To the right of the tray was a landmass covered in thorns around the edge that you would see on Jesus’s head, with vipers in the sand and skulls and cages scattered about, and in the middle is me worshiping fear and death; polar opposite of me outstretched to the universe. Ironically I threw in Jesus outstretched as though he were on the cross, but the cross is missing, representing the religious abuse I endured, and the death it brings.

In the middle was the ocean filled with seaserpents that represents painful information breaking from unconscious to the conscious, as well as ducks that are resilient and know how to bob and weave in the water… I love ducks. In the middle of the water was a ship in a bottle, and the bottle represented both healthy boundaries to surround me, as well as insecurities that prevent me from getting into the ship, with the ship being what I need to navigate this whole thing. There’s a sword in a stone with a jeweled hilt sticking up from the ocean, a source of power that I’m both attracted too but don’t know how to unleash. There’s a compas but it’s useless at this time, and two candles that glow in the night that provide a general sense of where I should be heading, but I’m not sure.

It was obvious to me how cut and dry, black and white this whole thing was, but I felt something was missing… But I didn’t know what it was; it had to be something grey because life is not black and white, that’s the dysfunctional mentality in me showing. Suddenly I felt sad, and I was able to tap into that energy… That sadness… And sadness is strange in that it’s neither good or bad – it’s grey like a sky… A sad sky which threatens between rain and tears.

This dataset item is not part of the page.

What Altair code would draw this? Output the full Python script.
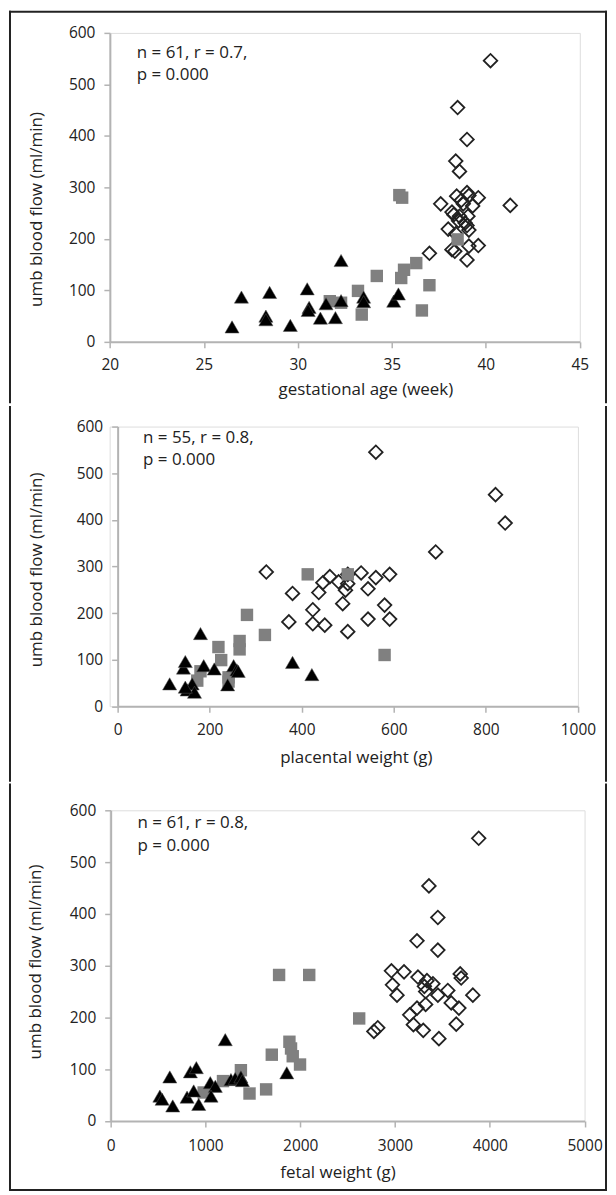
import altair as alt
import pandas as pd

# ---------------- Panel 1: gestational age ----------------
ga_tri = [26.5, 27.0, 28.5, 28.3, 28.3, 29.6, 30.5, 30.6, 30.55, 31.2, 31.5, 32.0, 32.3, 32.3, 33.5, 33.5, 35.1, 35.35]
ga_tri_flow = [29, 87, 96, 50, 43, 32, 103, 67, 61, 46, 74, 47, 158, 80, 87, 78, 79, 93]
ga_sq = [35.4, 35.55, 38.5, 36.3, 35.65, 35.5, 34.2, 33.2, 37.0, 36.6, 33.4, 31.7, 32.3]
ga_sq_flow = [285, 280, 199, 153, 140, 124, 128, 99, 110, 61, 53, 79, 76]
ga_dia = [40.25, 38.5, 39.0, 38.4, 38.6, 38.45, 38.7, 39.0, 39.1, 39.6, 39.3, 37.6, 41.3, 38.2, 38.6,
          39.05, 39.0, 39.1, 38.0, 38.4, 38.2, 38.35, 37.0, 39.1, 39.6, 39.0, 38.8, 38.55, 38.9, 38.3]
ga_dia_flow = [546, 455, 393, 351, 331, 283, 275, 290, 284, 280, 264, 268, 265, 252, 244,
               244, 226, 217, 219, 210, 179, 176, 172, 186, 187, 159, 268, 235, 231, 247]

# ---------------- Panel 2: placental weight ----------------
pw_tri = [113, 143, 147, 180, 187, 210, 252, 259, 262, 239, 151, 162, 167, 147, 380, 422]
pw_tri_flow = [48, 82, 96, 156, 87, 80, 87, 78, 75, 46, 35, 48, 30, 41, 94, 68]
pw_sq = [281, 265, 265, 320, 219, 225, 180, 173, 241, 241, 413, 500, 580]
pw_sq_flow = [196, 140, 122, 153, 127, 99, 75, 55, 62, 53, 283, 283, 110]
pw_dia = [561, 821, 842, 691, 323, 529, 500, 561, 591, 461, 446, 480, 500, 495, 544, 437, 380,
          489, 580, 424, 372, 424, 450, 544, 591, 500]
pw_dia_flow = [545, 454, 393, 331, 288, 286, 283, 276, 283, 278, 265, 267, 263, 249, 252, 244, 242,
               220, 217, 207, 181, 177, 174, 187, 187, 160]

# ---------------- Panel 3: fetal weight ----------------
fw_tri = [1209, 624, 841, 904, 519, 543, 655, 806, 876, 929, 1051, 1104, 1059, 1269, 1314, 1374, 1858, 1390]
fw_tri_flow = [157, 85, 95, 103, 48, 42, 29, 46, 58, 32, 74, 67, 48, 80, 82, 85, 93, 78]
fw_sq = [1777, 2095, 2622, 1886, 1903, 1921, 1998, 1700, 1374, 1185, 981, 1465, 1640]
fw_sq_flow = [282, 282, 198, 153, 140, 125, 109, 128, 98, 77, 55, 53, 61]
fw_dia = [3883, 3358, 3452, 3232, 3452, 2962, 3095, 3242, 3337, 3400, 2973, 3021, 3323, 3452, 3557,
          3688, 3698, 3821, 3323, 3232, 3155, 3593, 3674, 3646, 3194, 3298, 3463, 2777, 2818, 3310]
fw_dia_flow = [546, 454, 393, 348, 330, 290, 288, 278, 271, 265, 263, 243, 250, 243, 252,
               284, 276, 243, 225, 218, 205, 228, 218, 187, 186, 175, 159, 173, 180, 260]

y_ticks = [0, 100, 200, 300, 400, 500, 600]
y_title = "umb blood flow (ml/min)"

FONT = "Open Sans"
AXC = "#b3b3b3"
TXT = "#222222"

# common group origin (x) and outer frame, in page pixels
O_X = 109.0
FL, FR, FT, FB = 9, 607, 7, 1187     # frame bar centres (x) / outer edges (y)
B1, B2 = 401, 778                     # panel boundaries


def make_panel(tri, tri_f, sq, sq_f, dia, dia_f, xdom, xticks, xtitle, note1, note2,
               plot_left, plot_right, plot_top, h, y0, y1, x_lp, x_tp, y_tp, note_xy,
               xtitle_cx, ytitle_cy, top=False, bottom=False):
    shift = plot_left - O_X
    w = plot_right - O_X
    xsc = alt.Scale(domain=xdom, nice=False, zero=False, range=[shift, w])
    ysc = alt.Scale(domain=[0, 600], nice=False)
    common = dict(grid=False, domainColor=AXC, domainWidth=2, tickColor=AXC, tickWidth=1.5,
                  tickSize=6, labelFont=FONT, labelFontSize=15.5, labelColor=TXT,
                  titleFont=FONT, titleFontSize=17, titleFontWeight="normal", titleColor=TXT,
                  labelFlush=False, labelOverlap=False, format="d")
    xax = alt.Axis(values=xticks, title=xtitle, labelPadding=x_lp, titlePadding=x_tp,
                   titleX=xtitle_cx - O_X, **common)
    yax = alt.Axis(values=y_ticks, title=y_title, labelPadding=9, titlePadding=y_tp,
                   titleY=ytitle_cy - plot_top, offset=-shift, **common)

    def enc():
        return dict(x=alt.X("x:Q", scale=xsc, axis=xax), y=alt.Y("flow:Q", scale=ysc, axis=yax))

    dia_l = alt.Chart(pd.DataFrame({"x": dia, "flow": dia_f})).mark_point(
        shape="diamond", size=185, filled=False, stroke=TXT, strokeWidth=1.8, opacity=1
    ).encode(**enc())
    sq_l = alt.Chart(pd.DataFrame({"x": sq, "flow": sq_f})).mark_point(
        shape="square", size=155, filled=True, fill="#808080", strokeWidth=0, opacity=1
    ).encode(**enc())
    tri_l = alt.Chart(pd.DataFrame({"x": tri, "flow": tri_f})).mark_point(
        shape="triangle-up", size=200, filled=True, fill="#000000", stroke="#555555",
        strokeWidth=0.5, opacity=1
    ).encode(**enc())

    txt_kw = dict(align="left", baseline="top", font=FONT, fontSize=17, color=TXT)
    t1 = alt.Chart(pd.DataFrame({"t": [note1]})).mark_text(**txt_kw).encode(
        x=alt.value(shift + note_xy[0]), y=alt.value(note_xy[1]), text="t:N")
    t2 = alt.Chart(pd.DataFrame({"t": [note2]})).mark_text(**txt_kw).encode(
        x=alt.value(shift + note_xy[0]), y=alt.value(note_xy[1] + 22.5), text="t:N")

    # outer frame drawn as filled bars (exact bounds, so the panels abut cleanly)
    fl, fr = FL - O_X, FR - O_X
    ft, fb = y0 - plot_top, y1 - plot_top
    bar_kw = dict(color=TXT, strokeWidth=0)
    base = alt.Chart(pd.DataFrame({"a": [0]}))
    layers = [dia_l, sq_l, tri_l, t1, t2,
              base.mark_rect(**bar_kw).encode(x=alt.value(fl - 1), x2=alt.value(fl + 1),
                                              y=alt.value(ft), y2=alt.value(fb)),
              base.mark_rect(**bar_kw).encode(x=alt.value(fr - 1), x2=alt.value(fr + 1),
                                              y=alt.value(ft), y2=alt.value(fb))]
    if top:
        layers.append(base.mark_rect(**bar_kw).encode(x=alt.value(fl - 1), x2=alt.value(fr + 1),
                                                      y=alt.value(ft), y2=alt.value(ft + 2)))
    if bottom:
        layers.append(base.mark_rect(**bar_kw).encode(x=alt.value(fl - 1), x2=alt.value(fr + 1),
                                                      y=alt.value(fb - 2), y2=alt.value(fb)))
    return alt.layer(*layers).properties(width=w, height=h)


p1 = make_panel(ga_tri, ga_tri_flow, ga_sq, ga_sq_flow, ga_dia, ga_dia_flow,
                [20, 45], [20, 25, 30, 35, 40, 45], "gestational age (week)",
                "n = 61, r = 0.7,", "p = 0.000", 109.2, 580.7, 29.3, 310, FT, B1,
                10, 8, 23, (27, 12), 365.5, 206.0, top=True)
p2 = make_panel(pw_tri, pw_tri_flow, pw_sq, pw_sq_flow, pw_dia, pw_dia_flow,
                [0, 1000], [0, 200, 400, 600, 800, 1000], "placental weight (g)",
                "n = 55, r = 0.8,", "p = 0.000", 117.0, 578.8, 421.7, 280.6, B1, B2,
                10, 12, 31, (25.5, 3.5), 356.0, 565.0)
p3 = make_panel(fw_tri, fw_tri_flow, fw_sq, fw_sq_flow, fw_dia, fw_dia_flow,
                [0, 5000], [0, 1000, 2000, 3000, 4000, 5000], "fetal weight (g)",
                "n = 61, r = 0.8,", "p = 0.000", 110.0, 585.5, 805.0, 311.7, B2, FB,
                12, 10, 25, (27, 5), 337.5, 956.7, bottom=True)

chart = alt.vconcat(p1, p2, p3, spacing=0, padding=0).configure_view(
    strokeWidth=0).configure(background="white")

chart.save("out.html", embed_options={"renderer": "svg", "actions": False})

Ironic that I’ve been wanting to pick up a book at the library on how to grieve but no one has died, but then my therapist made it clear that perhaps someone has died, something within me… I should really trust that feeling more and grab that book on grieving.

I’m sad; tremendously sad, but yet I still have such a hard time crying which makes me even more sad… Strange that can feel sad for myself without it being a sense of pitty, but mourning. I hate this process, but I know I’m on the right path… I just don’t hate it as much as I did only a few short weeks ago… I’m exhausted.

My therapist is close to begging me at this point to stop punishing myself by pushing so hard to rush though my healing process, but it’s all I know; perhaps if I punish myself hard enough for my mistakes I’ll learn my lesson before someone else exposes it and cause me shame, but it’s all I know. She wants me to know I don’t have to do this alone, but it’s all I know. I’ve always been so alone, and I’m working so hard through this in the hopes that I can finally have healthy relationships with people so I won’t be so alone. Even with her sitting in front of me she can’t do the work for me, and professional boundaries are maintained that keep me from feeling that support. Again I’m alone, and don’t even have a group therapy support system.

I know this isn’t a dream that I have while I sleep but it fits to have it here in my dream blog… The dysfunctional dreams of the past meet some kind of hopeful dream for the future… And I’m awake for the miserable ride. It’s the only time my emotional landscape has been a desert.